Le 18 mars 1962, les accords d’Evian signée par le FLN et le gouvernement français mettent fin à la guerre. L’Algérie devient une république indépendante dirigée par le FLN. Une politique de réforme agraire et de nationalisations partielles est menée pour tenter de développer le pays – mais sans pour autant renverser le capitalisme, ni rompre avec les entreprises françaises les plus importantes. Si elle permet d’améliorer le niveau de vie des masses, cette politique d’économie mixte va aussi enrichir une bureaucratie corrompue qui confisque le pouvoir. Après l’indépendance, les dirigeants du FLN se déchirent dans des luttes bureaucratiques pour le pouvoir. En 1965, le colonel Boumédiène instaure une dictature militaire dont les héritiers sont toujours à la tête de l’Etat. Aujourd’hui, les entreprises étrangères, notamment françaises, dominent encore l’Algérie. C’est contre cette situation que les masses algériennes se sont soulevées ces dernières années.

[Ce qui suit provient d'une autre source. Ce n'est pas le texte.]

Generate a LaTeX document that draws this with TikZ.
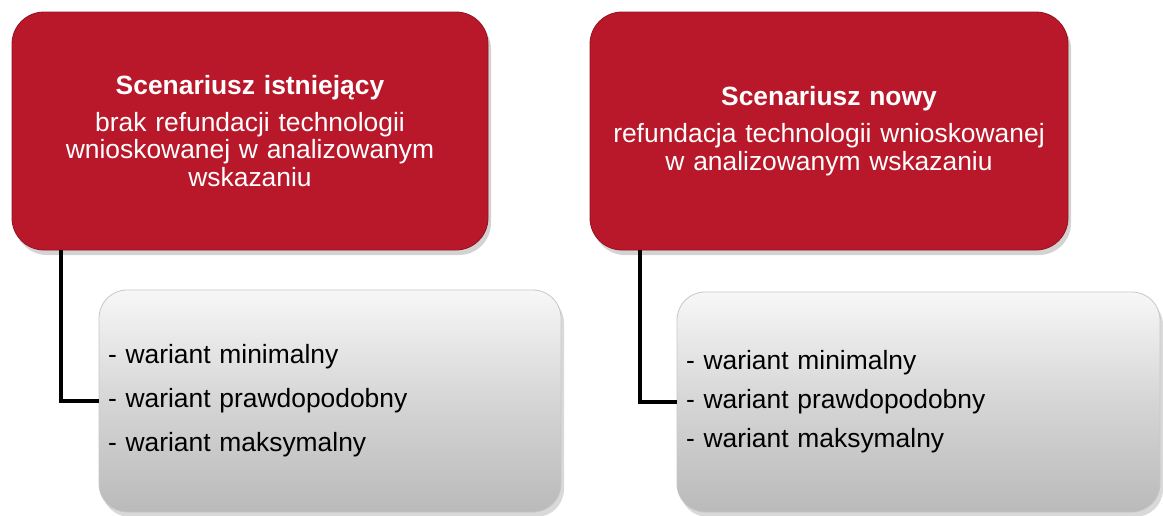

La classe ouvrière algérienne est plus puissante que jamais. Seule une révolution socialiste permettrait de développer le pays et de le débarrasser de la domination des généraux et des puissances impérialistes. En France, le mouvement ouvrier doit voir plus loin que les hypocrites déclarations de « repentir » d’une partie de la bourgeoisie. Macron verse des larmes de crocodile sur les crimes de la guerre d’Algérie, mais défend les entreprises françaises que la colonisation a enrichies et envoie des troupes défendre leurs intérêts dans le Sahel. Le mouvement ouvrier doit balayer cette hypocrisie. Il nous faut dénoncer les crimes passés du colonialisme français, mais nous devons aussi nous attaquer à ses héritiers, à ceux qui ont bénéficié de la souffrance des Algériens et des jeunes conscrits français, à ceux qui envoient encore aujourd’hui des expéditions militaires défendre leurs intérêts et leur domination de classe. Ce n’est qu’en expropriant les grands capitalistes français, dont la richesse repose sur des siècles d’exploitation des travailleurs (coloniaux et français), que nous pourrons en finir avec l’héritage de la barbarie coloniale.